While sustainable practices had been a way of life for years, Mr Porter sees the value in gaining official certification.

“We realised it wasn’t enough to have organic practices,” Mr Porter says.

“We needed to be seen to have them, and that required accreditation.”

Because Bellbird Spring was already practicing organic viticulture and using organic-registered inputs, BioGro granted the vineyard some retrospective accreditation so they did not have to wait the standard three-year conversion period.

The first Bellbird Spring organic wines were expected to be on the shelves within the next 12 months. However, Mr Porter says the taste of his much-loved wine would remain the same.

“Our wine styles are very traditional. We use relatively few inputs, and those we do use are appropriate for organic production.”
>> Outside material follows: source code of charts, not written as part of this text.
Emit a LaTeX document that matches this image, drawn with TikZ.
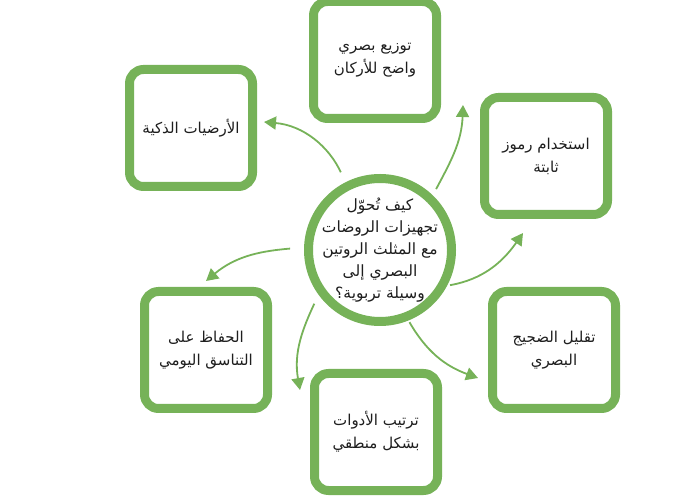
\documentclass[tikz,border=0pt]{standalone}
\usepackage{fontspec}
\usetikzlibrary{arrows.meta,calc}
\TeXXeTstate=1
\newfontfamily\arabicfont[Script=Arabic]{DejaVu Sans}
\definecolor{grn}{RGB}{118,178,88}
\definecolor{txt}{RGB}{30,30,30}
\tikzset{
  box/.style={draw=grn, line width=9pt, rounded corners=14pt, minimum width=123pt, minimum height=117pt, fill=white, inner sep=0pt, align=center, font=\arabicfont\fontsize{15}{23}\selectfont, text=txt},
  hub/.style={circle, draw=grn, line width=9pt, minimum size=143pt, inner sep=0pt, fill=white},
  hubtext/.style={align=center, font=\arabicfont\fontsize{15.5}{22}\selectfont, text=txt},
  link/.style={draw=grn, line width=1.8pt, -{Triangle[length=12pt,width=13pt]}},
}
\begin{document}
\begin{tikzpicture}[x=1pt,y=1pt]
\useasboundingbox (0,0) rectangle (700,500);
\node[hub] (c) at (380,250) {};
\node[hubtext] (ct) at (380,250) {\beginR كيف تُحوّل\endR\\\beginR تجهيزات الروضات\endR\\\beginR مع المثلث الروتين\endR\\\beginR البصري إلى\endR\\\beginR وسيلة تربوية؟\endR};
\node[box] (b1) at (375,440) {\beginR توزيع بصري\endR\\\beginR واضح للأركان\endR};
\node[box] (b2) at (191,372) {\beginR الأرضيات الذكية\endR};
\node[box] (b3) at (546,344) {\beginR استخدام رموز\endR\\\beginR ثابتة\endR};
\node[box] (b4) at (206,150) {\beginR الحفاظ على\endR\\\beginR التناسق اليومي\endR};
\node[box] (b5) at (376,68) {\beginR ترتيب الأدوات\endR\\\beginR بشكل منطقي\endR};
\node[box] (b6) at (554,150) {\beginR تقليل الضجيج\endR\\\beginR البصري\endR};
\draw[link, shorten <=11pt] (c.117) to[out=115,in=-5] ([xshift=7pt,yshift=6pt]b2.east);
\draw[link, shorten <=7pt] (c.46) to[out=62,in=-92] ([xshift=22pt,yshift=18pt]b1.south east);
\draw[link, shorten <=3pt] (c.-28) to[out=10,in=-125] ([xshift=-23pt,yshift=-14pt]b3.south);
\draw[link, shorten <=14pt] (c.178) to[out=185,in=40] ([yshift=6pt]b4.north);
\draw[link, shorten <=10pt] (c.216) to[out=245,in=100] ([xshift=-10pt,yshift=-21pt]b5.north west);
\draw[link, shorten <=2pt] (c.-68) to[out=-60,in=160] ([xshift=-10pt,yshift=-28pt]b6.west);
\end{tikzpicture}
\end{document}
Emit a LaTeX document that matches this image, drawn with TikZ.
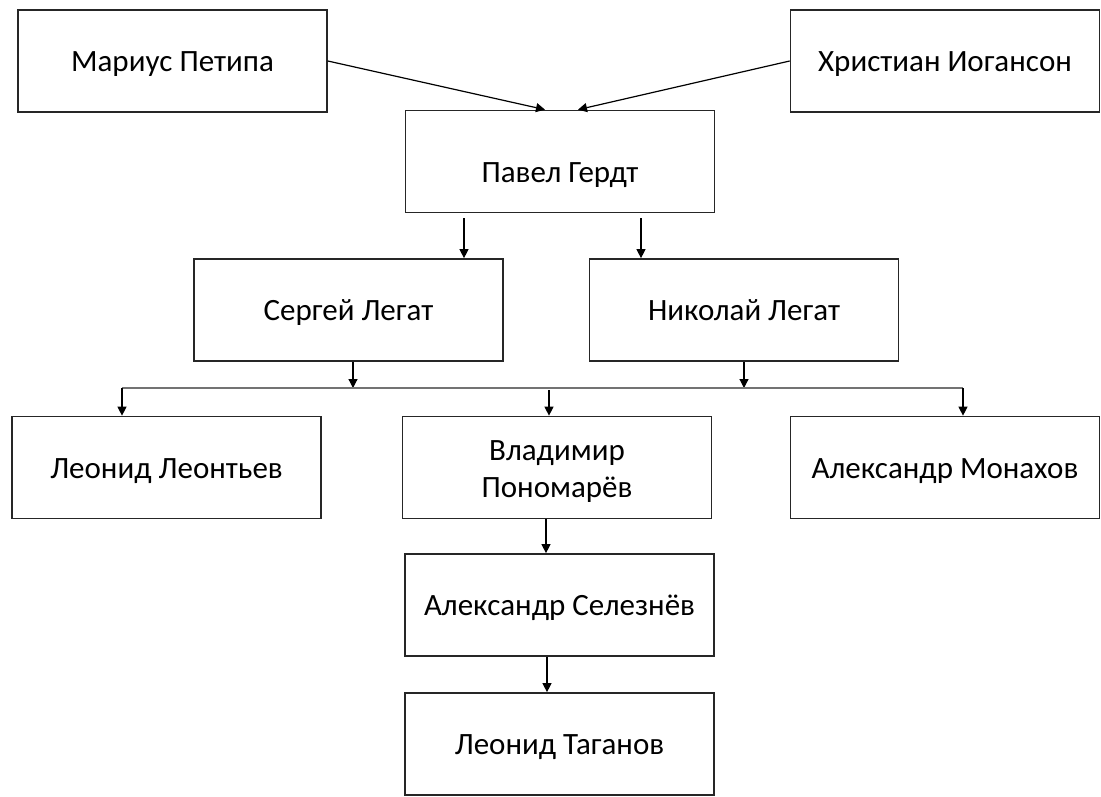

While Marlborough is the biggest wine-producing region in New Zealand, it actually only produces about 5 per cent of the domestic market’s share.

BioGro spokeswoman Elissa Jordan says many wineries were making the shift to organic production.

“There is increasing and ongoing interest in conversion,” she says.

“While many newcomers will try for a couple of years and then withdraw, once a vineyard has been certified for more than 3 years it is likely to stay certified for the long term.”

Jonathan Hamlet, chair of Organic Winegrowers New Zealand, says it is a positive shift for the wine industry.

“One of the biggest advantages is sustainability and looking after your land for the long-term and not having the negative effects of the synthetic input on your vineyard,” Mr Hamlet says.

“It’s about giving value to your product and showing you have a really big commitment to that sustainability.”

Mr Hamlet hoped other vineyards would follow suit in becoming organically certified.

“We think it’s a really positive move for the New Zealand wine industry as a whole.

“New Zealand is a very clean-green country to be producing wine and we think that being as sustainable as possible is key to us holding value to our product and giving it integrity when taking it to the world.”

What is organic wine?

Organic wine and grape producers rely on working with ecological processes and naturally derived products. The use of synthetic chemical fertilisers, pesticides, or herbicides are not permitted in organic wine production. Organic wine producers often rely on cultivating and nurturing rich soil and insect life.

About Bellbird Spring:

Bellbird Spring is a small, family-run vineyard located in the Waipara Valley.

New Zealander Guy Porter has worked in the U.K. wine trade, studied winemaking at the University of Adelaide’s , Roseworthy Campus, and worked internationally as a winemaker. In 2002 he returned with his family to North Canterbury, where they planted their original vineyard, Home Block.  Block Eight, their second vineyard, was planted in 2004.

Bellbird Spring uses traditional practices such as oxidative handling of juice, indigenous fermentations and the use of old oak barrels to form characterful wines for food.

Pinot Noir grapes are fermented with indigenous yeast in small lots, worked by hand-plunging.

Family is important to Bellbird Spring, with three generations living on the vineyards.